‘Ballard Siphon’ project to start this year
Posted on January 31st, 2011 by Sara
Underneath Salmon Bay run a pair of 75-year-old sewer pipes that needs to be replaced. The old wooden pipes convey about 60-million gallons of sewage to the West Point Treatment Plant near Discovery Park every day. According to Annie Kolb Nelson with the King County Wastewater Treatment Division, the pipes are at the end of their lifespan.
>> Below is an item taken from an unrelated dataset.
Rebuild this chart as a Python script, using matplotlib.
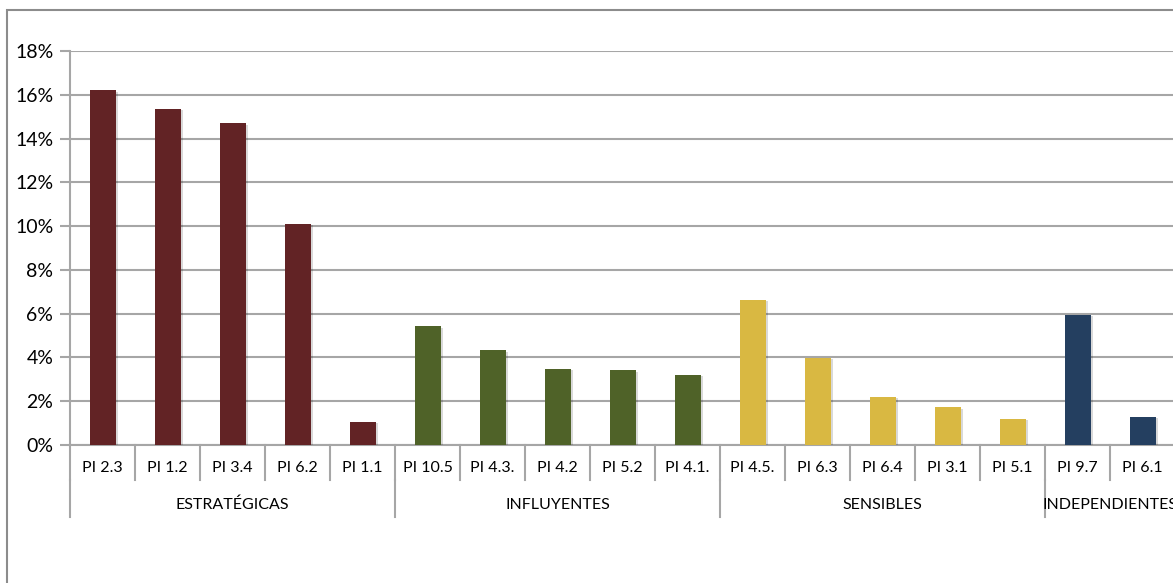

The Metropolitan King County Council recently secured funding to replace the wooden pipes with larger concrete segments. The new 85-inch pipes will help ease the combined sewer overflows, which are overflows of stormwater and wastewater that occur during heavy rains in older parts of Seattle. “The County was able to use our strong credit rating to secure a low rate loan that will allow the Ballard Siphon to be upgraded while saving money for ratepayers, creating jobs, reducing sewer overflows, and improving water quality,” said Councilmember Larry Phillips, who represents Ballard on the County Council. “This really is a win-win for people living in the Ballard area and for the entire county.” The $20-million, 20 year loan with a 2.8 percent interest is with the Washington State Department of Ecology. According to a release sent out by King County, this loan It will save the County an estimated $26.9 million in interest compared to conventional bond financing.
Kolb-Nelson tells us that they are currently looking for a contractor for the project and once started, the project will take two-and-a-half to three years. There will be two portals – one in Ballard, one in Magnolia. “People should expect impacts during construction – noise, dust, the presence of heavy equipment and possible traffic impacts,” Kolb-Nelson says. “King County will work with the public and the contractor to take reasonable steps to minimize impacts where we can.” The county will appoint a community relations contact if citizens have questions or concerns.
Construction on the Ballard Siphon project is expected to begin later this year. (Old photo courtesy Seattle Municipal Archives.)